Galland, who was her mother’s primary caregiver, said in opposition to the motion for summary judgment that she brought her to the hospital in early February because Delo was experiencing medical and interaction difficulties and asked that she be put on do-not-resuscitate status.

Galland said Delo was denied hydration fluids and oxygen and was put on increasingly larger doses of morphine.

“It is my belief that defendant took her off fluids and oxygen to speed her death,” Galland said in her Dec. 20 declaration.

“That is a horrific thing to do. I have continuing nightmares about her treatment at OMC and both myself and my mother being trapped.

“When I learned that the mortuary found my mother blood-soaked, and with a broken nose, I was shocked and worried that my mother had suffered what would be unimagined fear and pain.

“Dead people don’t bleed in quantity,” she said.

“I have had not only the nightmares [described] above but have been embroiled with anxiety thinking about how my mother suffered as a result of her being declared dead when she was still alive.”

She said in her amended complaint that OMC did not follow its a policy of two nurses verifying a patient has died.

“Agents of Olympic Medical Center negligently handled Ms. Delos, breaking her nose and damaging her eye socket,” according to the complaint.

“Ms. Delo was trapped in the body bag long enough for her to push and hit the bag in an attempt to get out, thus bruising her hand.”

According to Delo’s death certificate, she died at 4:30 p.m. Feb. 15 of cardiorespiratory failure, severe sepsis, pneumonia and a urinary tract infection.

Tyler, Delo’s nurse, pronounced her dead at 4:30 p.m. Feb. 15, 2017, according to OMC’s motion for summary judgment.

While the presumably deceased Port Angeles resident and former health care worker was being prepared for transfer to the hospital morgue and then to Harper Ridgeview Funeral Chapel in Port Angeles, there was no indication that she was alive, nor was their blood on the sheet in which her body was wrapped, according to the motion for summary judgment.

There is no description of the body being put into a plastic body bag.

Two days later, on Feb . 17, a mortuary worker opened the plastic body bag containing Delo’s remains to begin the embalming process, according to the motion.

She found the inside sheet “very saturated with blood” and that Delo’s eye was bruised and her nose was apparently broken, and called the Port Angeles Police Department.

There is no mention of the bruised hands described by Delo’s daughter.

In its answer to Galland’s amended complaint, the hospital said it has a policy for determining patient deaths and denied it was not followed.

No explanation of Delo’s injuries was provided.

“Defendants deny any allegations of liability or causality,” it said.

In the motion for summary judgment, OMC argues that a forensic pathologist who examined Delo determined she died from arteriosclerotic cardiovascular disease and classified her death as natural.

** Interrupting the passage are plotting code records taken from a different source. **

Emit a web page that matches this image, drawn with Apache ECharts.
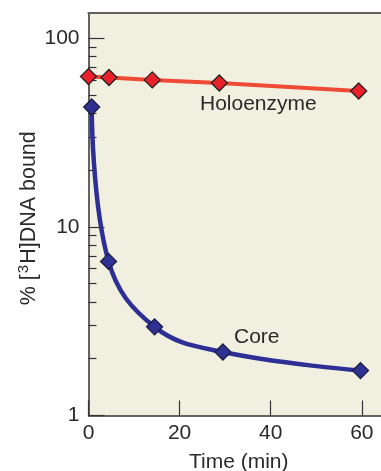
<!DOCTYPE html>
<html><head><meta charset="utf-8">
<script src="https://cdn.jsdelivr.net/npm/echarts@6/dist/echarts.min.js"></script>
<style>html,body{margin:0;padding:0;background:#fff}#c{width:381px;height:471px}</style>
</head><body><div id="c"></div>
<script>
const holoTime = [0, 4.5, 14, 28.7, 59.3];
const holoBound = [62.6, 61.9, 60.1, 57.9, 52.5];
const coreTime = [0.7, 4.4, 14.5, 29.5, 59.7];
const coreBound = [43.2, 6.56, 2.95, 2.17, 1.73];
const xTicks = [0, 20, 40, 60];
const yMajor = [1, 10, 100];
const yMinor = [2, 3, 4, 5, 6, 7, 8, 9, 20, 30, 40, 50, 60, 70, 80, 90];

const FONT = '"Liberation Sans", Arial, sans-serif';
const TXT = '#2a2a2a';
const chart = echarts.init(document.getElementById('c'), null, {renderer: 'canvas'});
const pair = (xs, ys) => xs.map((x, i) => [x, ys[i]]);
chart.setOption({
  animation: false,
  backgroundColor: '#ffffff',
  grid: {left: 88.5, top: 13, right: 0, bottom: 55.5, show: true, backgroundColor: '#f1efdf', borderWidth: 0,
    containLabel: false, outerBoundsMode: 'none'},
  xAxis: [{
    type: 'value', min: 0, max: 64.2, position: 'bottom',
    axisLine: {show: true, lineStyle: {color: '#333', width: 1.5}},
    axisTick: {show: true, inside: true, length: 15, customValues: xTicks, lineStyle: {color: '#333', width: 1.2}},
    axisLabel: {customValues: xTicks, color: TXT, fontSize: 21, fontFamily: FONT, margin: 7},
    splitLine: {show: false},
    name: 'Time (min)', nameLocation: 'middle', nameGap: 36, nameMoveOverlap: false,
    nameTextStyle: {color: TXT, fontSize: 21, fontFamily: FONT, padding: [0, 0, 0, 8]}
  }, {
    type: 'value', min: 0, max: 64.2, position: 'top',
    axisLine: {show: true, lineStyle: {color: '#606060', width: 2.2}},
    axisTick: {show: false}, axisLabel: {show: false}, splitLine: {show: false}
  }],
  yAxis: [{
    type: 'log', logBase: 10, min: 1, max: 136,
    axisLine: {show: true, lineStyle: {color: '#333', width: 1.5}},
    axisTick: {show: true, inside: true, length: 16, customValues: yMajor, lineStyle: {color: '#333', width: 1.2}},
    axisLabel: {customValues: yMajor, color: TXT, fontSize: 21, fontFamily: FONT, margin: 9},
    splitLine: {show: false},
    name: '% [{s|3}H]DNA bound', nameLocation: 'middle', nameGap: 47, nameMoveOverlap: false,
    nameTextStyle: {color: TXT, fontSize: 21.5, fontFamily: FONT, padding: [0, 8, 0, 0],
      rich: {s: {fontSize: 15, fontFamily: FONT, color: TXT, verticalAlign: 'top', padding: [0, 1, 10, 1]}}}
  }, {
    type: 'log', logBase: 10, min: 1, max: 136, position: 'left',
    axisLine: {show: false},
    axisTick: {show: true, inside: true, length: 8, customValues: yMinor, lineStyle: {color: '#333', width: 1.2}},
    axisLabel: {show: false}, splitLine: {show: false}
  }],
  series: [{
    name: 'Holoenzyme', type: 'line', xAxisIndex: 0, yAxisIndex: 0,
    data: pair(holoTime, holoBound),
    lineStyle: {color: '#ef4a34', width: 4},
    symbol: 'diamond', symbolSize: [16, 16],
    itemStyle: {color: '#e8212a', borderColor: '#222', borderWidth: 1.3},
    z: 3
  }, {
    name: 'Core', type: 'line', xAxisIndex: 0, yAxisIndex: 0,
    data: pair(coreTime, coreBound),
    smooth: 0.4,
    lineStyle: {color: '#2d2f95', width: 4.5},
    symbol: 'diamond', symbolSize: [16, 16],
    itemStyle: {color: '#2e3192', borderColor: '#1c1c40', borderWidth: 1.3},
    z: 4
  }],
  graphic: [
    {type: 'text', left: 200, top: 94, style: {text: 'Holoenzyme', fill: TXT, font: '21px ' + FONT}},
    {type: 'text', left: 234, top: 327, style: {text: 'Core', fill: TXT, font: '21px ' + FONT}}
  ]
});
</script></body></html>
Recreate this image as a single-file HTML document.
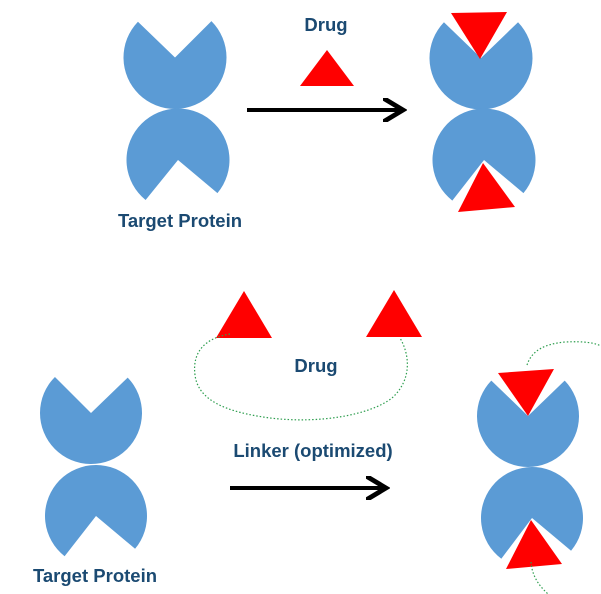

“He also found that no traumatic injury including the injury to her nose contributed to her death and that her nose and eye injuries could have occurred postmortem,” according to the motion for summary judgment.

According to the hospital’s motion, Delo was brought to the hospital Feb. 5, 2017. By Feb. 9, Delo was “largely unresponsive,” it said.

On Feb. 11 she was given morphine after appearing to be in pain and lorazepam after she began yelling and flailing her arms, it said.

She was put under Tiruneh’s care Feb. 13.

“On Feb. 15, after several days of being neurologically unresponsive, Ms. Delo succumbed to her long list of health problems and was pronounced dead at 16:30 by Karen S. Tyler, R.N.”

Galland is seeking unspecified damages for funeral expenses, lost income, the cost of the lawsuit and fees as allowed by law.

“OMC has full coverage under its liability policy and the insurance company is covering all expenses,” hospital spokeswoman Bobby Beeman said in a Jan. 6 email.